Top Venomous Snake Resource Advises Against Snake Bite Kits
One of the TOP VENOMOUS TREATMENT ORGANIZATIONS IN THE WORLD – TOXINOLOGY.com LISTS THESE RECOMMENDATIONS FOR INITIAL SNAKEBITE TREATMENT. Note #2 and #6. These show up in all venomous snake bite recommendations for every snake in the world, not just for the snake shown.
Eastern Diamondback Rattlesnake Treatment Recommendations
1. After ensuring the patient and onlookers have moved out of range of further strikes by the snake, the bitten person should be reassured and persuaded to lie down and remain still. Many will be terrified, fearing sudden death and, in this mood, they may behave irrationally or even hysterically. The basis for reassurance is the fact that many venomous bites do not result in envenoming, the relatively slow progression to severe envenoming (hours following elapid bites, days following viper bites) and the effectiveness of modern medical treatment.
2. The bite wound should not be tampered with in any way. Wiping it once with a damp cloth to remove surface venom is unlikely to do much harm (or good) but the wound must not be massaged.
3. All rings or other jewelry on the bitten limb, especially on fingers, should be removed, as they may act as tourniquets if oedema develops.
4. The bitten limb should be immobilized as effectively as possible using an extemporized splint or sling; if available, crepe bandaging of the splinted limb is an effective form of immobilization.
5. If there is any impairment of vital functions, such as problems with respiration, airway, circulation, heart function, these must be supported as a priority. In particular, for bites causing flaccid paralysis, including respiratory paralysis, both airway and respiration may be impaired, requiring urgent and prolonged treatment, which may include the mouth to mask (mouth to mouth) technique of expired air transfer. Seek urgent medical attention.
6. Do not use Tourniquets, cut, suck or scarify the wound or apply chemicals or electric shock.
7. Avoid peroral intake, absolutely no alcohol. No sedatives outside hospital. If there will be considerable delay before reaching medical aid, measured in several hours to days, then give clear fluids by mouth to prevent dehydration.

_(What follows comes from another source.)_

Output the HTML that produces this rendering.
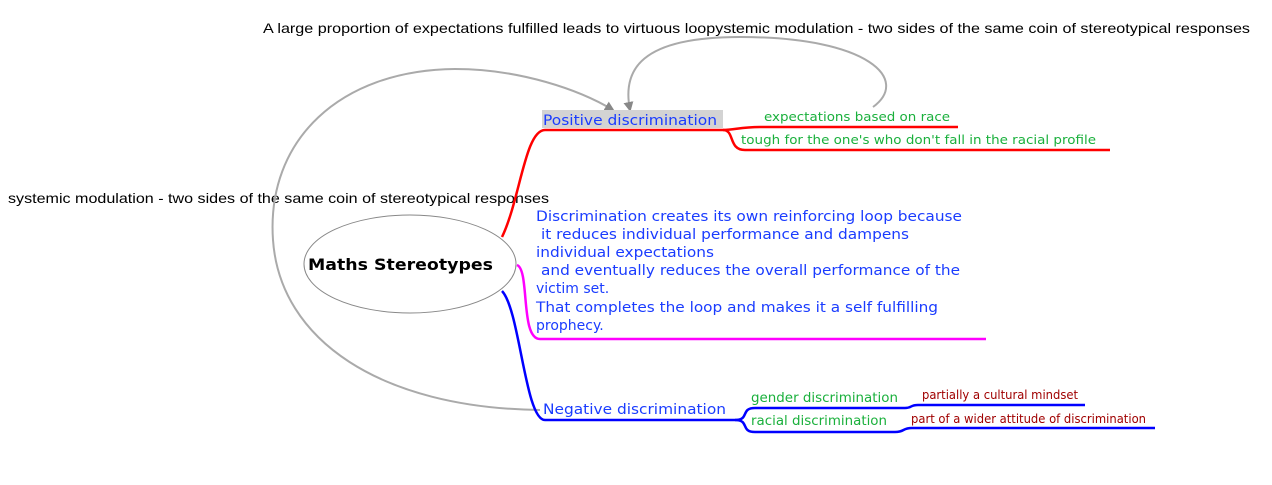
<!DOCTYPE html>
<html><head><meta charset="utf-8"><style>
html,body{margin:0;padding:0;background:#fff;width:1272px;height:485px;overflow:hidden}
svg text{font-family:"DejaVu Sans","Liberation Sans",sans-serif}
.k{font-family:"Liberation Sans",sans-serif;font-size:14px;fill:#000}
</style></head><body>
<svg width="1272" height="485" xmlns="http://www.w3.org/2000/svg">
<defs><marker id="ar" markerWidth="10" markerHeight="10" refX="8" refY="5" orient="auto" markerUnits="userSpaceOnUse"><path d="M0,0 L10,5 L0,10 z" fill="#888"/></marker></defs>
<text class="k" x="263" y="33" textLength="987" lengthAdjust="spacingAndGlyphs">A large proportion of expectations fulfilled leads to virtuous loopystemic modulation - two sides of the same coin of stereotypical responses</text>
<text class="k" x="8" y="203" textLength="541" lengthAdjust="spacingAndGlyphs">systemic modulation - two sides of the same coin of stereotypical responses</text>
<path d="M540,410 C380,408 280,340 273,240 C266,140 340,70 455,69 C520,69 580,90 613,110" fill="none" stroke="#aaa" stroke-width="2" marker-end="url(#ar)"/>
<path d="M873,107 C910,80 870,37 740,37 C640,37 622,70 630,110" fill="none" stroke="#aaa" stroke-width="2" marker-end="url(#ar)"/>
<ellipse cx="410" cy="264" rx="106" ry="49" fill="#fff" stroke="#888" stroke-width="1"/>
<text x="308" y="270" font-size="16" font-weight="bold" textLength="185" lengthAdjust="spacingAndGlyphs">Maths Stereotypes</text>
<rect x="542" y="110" width="181" height="18" fill="#d3d3d3"/>
<text x="543" y="125" font-size="14" fill="#1a3cff" textLength="174" lengthAdjust="spacingAndGlyphs">Positive discrimination</text>
<path d="M502,237 C520,200 525,130 545,130 L723,130 C735,130 740,127 760,127 L958,127" fill="none" stroke="red" stroke-width="2.5"/>
<path d="M723,130 C735,130 728,150 745,150 L1110,150" fill="none" stroke="red" stroke-width="2.5"/>
<text x="764" y="121" font-size="12.5" fill="#1ab03c" textLength="186" lengthAdjust="spacingAndGlyphs">expectations based on race</text>
<text x="741" y="144" font-size="12.5" fill="#1ab03c" textLength="355" lengthAdjust="spacingAndGlyphs">tough for the one's who don't fall in the racial profile</text>
<path d="M517,265 C530,270 520,339 540,339 L986,339" fill="none" stroke="#f0f" stroke-width="2.5"/>
<g font-size="14" fill="#1a3cff">
<text x="536" y="221" textLength="426" lengthAdjust="spacingAndGlyphs">Discrimination creates its own reinforcing loop because</text>
<text x="541" y="239" textLength="368" lengthAdjust="spacingAndGlyphs">it reduces individual performance and dampens</text>
<text x="536" y="257" textLength="178" lengthAdjust="spacingAndGlyphs">individual expectations</text>
<text x="541" y="275" textLength="419" lengthAdjust="spacingAndGlyphs">and eventually reduces the overall performance of the</text>
<text x="536" y="293">victim set.</text>
<text x="536" y="312" textLength="402" lengthAdjust="spacingAndGlyphs">That completes the loop and makes it a self fulfilling</text>
<text x="536" y="330">prophecy.</text>
</g>
<path d="M502,291 C520,310 525,420 545,420 L735,420 C750,420 740,408 755,408 L905,408 C912,408 910,405 918,405 L1085,405" fill="none" stroke="#00f" stroke-width="2.5"/>
<path d="M735,420 C750,420 740,432 755,432 L895,432 C905,432 902,428 912,428 L1155,428" fill="none" stroke="#00f" stroke-width="2.5"/>
<text x="543" y="414" font-size="14" fill="#1a3cff" textLength="183" lengthAdjust="spacingAndGlyphs">Negative discrimination</text>
<text x="751" y="402" font-size="13" fill="#1ab03c" textLength="147" lengthAdjust="spacingAndGlyphs">gender discrimination</text>
<text x="751" y="425" font-size="13" fill="#1ab03c" textLength="136" lengthAdjust="spacingAndGlyphs">racial discrimination</text>
<text x="922" y="399" font-size="12" fill="#a00000" textLength="156" lengthAdjust="spacingAndGlyphs">partially a cultural mindset</text>
<text x="911" y="423" font-size="12" fill="#a00000" textLength="235" lengthAdjust="spacingAndGlyphs">part of a wider attitude of discrimination</text>
</svg>
</body></html>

8. If the offending snake has been killed it should be brought with the patient for identification (only relevant in areas where there are more than one naturally occurring venomous snake species), but be careful to avoid touching the head, as even a dead snake can envenom. No attempt should be made to pursue the snake into the undergrowth as this will risk further bites.
9. The snakebite victim should be transported as quickly and as passively as possible to the nearest place where they can be seen by a medically-trained person (health station, dispensary, clinic or hospital). The bitten limb must not be exercised as muscular contraction will promote systemic absorption of venom. If no motor vehicle or boat is available, the patient can be carried on a stretcher or hurdle, on the pillion or crossbar of a bicycle or on someone’s back.
10. Most traditional, and many of the more recently fashionable, first aid measures are useless and potentially dangerous. These include local cauterization, incision, excision, amputation, suction by mouth, vacuum pump or syringe, combined incision and suction (“venom-ex” apparatus), injection or instillation of compounds such as potassium permanganate, phenol (carbolic soap) and trypsin, application of electric shocks or ice (cryotherapy), use of traditional herbal, folk and other remedies including the ingestion of emetic plant products and parts of the snake, multiple incisions, tattooing and so on.